I doubt that I am qualified to answer this question. As far as I’m concerned, the longing for happiness is never quenched in the heart of man. I have always regarded the day which united me to my Thérèse as the one that determined my moral being. That good girl’s sweet nature seemed to me so well suited to my own that I joined myself to her in an attachment that has defied time and injuries. Indeed, every trial that might have broken it has only served to make it stronger.

But things are not as they seem. When it becomes known that after having made every effort and braved every danger in order not to have parted from her, after having lived together with her for twenty-five years in defiance of fate and mankind (for she is a servant, not my equal), I finally married her in my old age, without any entreaties or expectation on her part and without any engagement or promise on mine, it may be supposed that a mad passion turned my head from the first day and led me this last extravagance.

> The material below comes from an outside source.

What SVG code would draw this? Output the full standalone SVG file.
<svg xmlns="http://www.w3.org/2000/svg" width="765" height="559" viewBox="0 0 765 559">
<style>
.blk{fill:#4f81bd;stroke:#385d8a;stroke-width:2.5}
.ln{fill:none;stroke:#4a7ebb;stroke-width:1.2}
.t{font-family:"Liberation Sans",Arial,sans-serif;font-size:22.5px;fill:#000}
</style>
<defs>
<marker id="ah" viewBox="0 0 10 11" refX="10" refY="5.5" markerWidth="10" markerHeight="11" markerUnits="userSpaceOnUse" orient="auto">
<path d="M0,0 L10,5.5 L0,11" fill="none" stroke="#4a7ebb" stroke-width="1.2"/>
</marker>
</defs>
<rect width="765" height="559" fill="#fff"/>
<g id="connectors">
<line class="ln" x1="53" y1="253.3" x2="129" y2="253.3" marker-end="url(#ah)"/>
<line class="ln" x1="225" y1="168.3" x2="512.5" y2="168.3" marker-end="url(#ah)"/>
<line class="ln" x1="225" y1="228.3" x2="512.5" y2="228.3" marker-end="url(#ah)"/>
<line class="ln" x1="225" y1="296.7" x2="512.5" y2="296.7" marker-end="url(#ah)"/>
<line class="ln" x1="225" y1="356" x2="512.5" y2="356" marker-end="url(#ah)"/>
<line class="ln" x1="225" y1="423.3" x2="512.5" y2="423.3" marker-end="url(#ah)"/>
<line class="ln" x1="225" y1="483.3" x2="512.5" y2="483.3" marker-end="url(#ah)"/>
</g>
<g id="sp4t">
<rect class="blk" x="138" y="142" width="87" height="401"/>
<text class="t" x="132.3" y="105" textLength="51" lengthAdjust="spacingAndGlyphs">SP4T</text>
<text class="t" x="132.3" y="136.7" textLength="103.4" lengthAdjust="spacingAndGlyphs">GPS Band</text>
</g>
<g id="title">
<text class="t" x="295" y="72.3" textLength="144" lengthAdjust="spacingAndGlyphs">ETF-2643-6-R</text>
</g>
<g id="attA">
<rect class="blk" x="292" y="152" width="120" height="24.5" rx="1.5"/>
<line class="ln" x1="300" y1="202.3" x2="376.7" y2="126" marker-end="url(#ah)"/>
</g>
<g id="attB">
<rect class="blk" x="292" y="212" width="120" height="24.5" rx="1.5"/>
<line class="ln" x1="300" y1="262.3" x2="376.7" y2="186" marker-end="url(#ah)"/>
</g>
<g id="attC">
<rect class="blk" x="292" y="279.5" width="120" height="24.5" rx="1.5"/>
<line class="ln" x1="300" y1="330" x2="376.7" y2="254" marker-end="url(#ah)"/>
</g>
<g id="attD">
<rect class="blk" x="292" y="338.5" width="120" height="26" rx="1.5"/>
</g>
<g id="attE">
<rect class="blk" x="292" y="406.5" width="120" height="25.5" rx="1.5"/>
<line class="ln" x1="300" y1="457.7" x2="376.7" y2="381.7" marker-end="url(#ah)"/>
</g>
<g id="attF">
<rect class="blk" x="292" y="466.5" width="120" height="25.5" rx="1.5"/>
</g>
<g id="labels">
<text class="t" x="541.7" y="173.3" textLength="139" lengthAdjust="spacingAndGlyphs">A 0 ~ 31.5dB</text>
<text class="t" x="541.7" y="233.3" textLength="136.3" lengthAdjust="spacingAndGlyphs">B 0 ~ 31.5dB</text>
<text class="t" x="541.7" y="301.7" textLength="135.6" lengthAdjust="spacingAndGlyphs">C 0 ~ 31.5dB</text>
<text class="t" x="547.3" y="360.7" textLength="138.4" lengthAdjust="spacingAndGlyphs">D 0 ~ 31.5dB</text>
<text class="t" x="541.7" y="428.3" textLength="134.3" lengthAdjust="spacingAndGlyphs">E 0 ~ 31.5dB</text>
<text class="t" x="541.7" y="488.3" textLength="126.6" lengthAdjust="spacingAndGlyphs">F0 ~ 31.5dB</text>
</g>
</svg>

What will the reader think, then, when I tell him, in all sincerity, that from the first moment I saw her until this day I have never felt the least glimmering of love for her and that the sensual needs I satisfied with her were for me purely sexual and had nothing to do with her as an individual? He will believe that I was not made like other men, that I was incapable of feeling love, since love did not enter into the feelings that attached me to the woman who has been dearest to me.

However, the first, the greatest, the strongest, the most inextinguishable of all my needs was entirely one of the heart. It was the need for intimate companionship, for a companionship as intimate as possible, which was the chief reason why I needed a woman rather than a man, a woman friend rather than a man friend. This singular need was such that the most intimate physical union could not fulfil it; only two souls in the same body would have sufficed. Failing that, I always felt a void. When I met Thérèse, I believed that the moment had come when I should feel that void no longer. This young person who had so many qualities to make her lovable and was without a trace of artifice or coquetry, would have absorbed my whole existence within herself if I could have absorbed hers in me, as I had hoped. But her family was annoying, and various other things kept us from the kind of union I wanted.

So, if I understand what you are asking in your question, my answer is, I have no idea.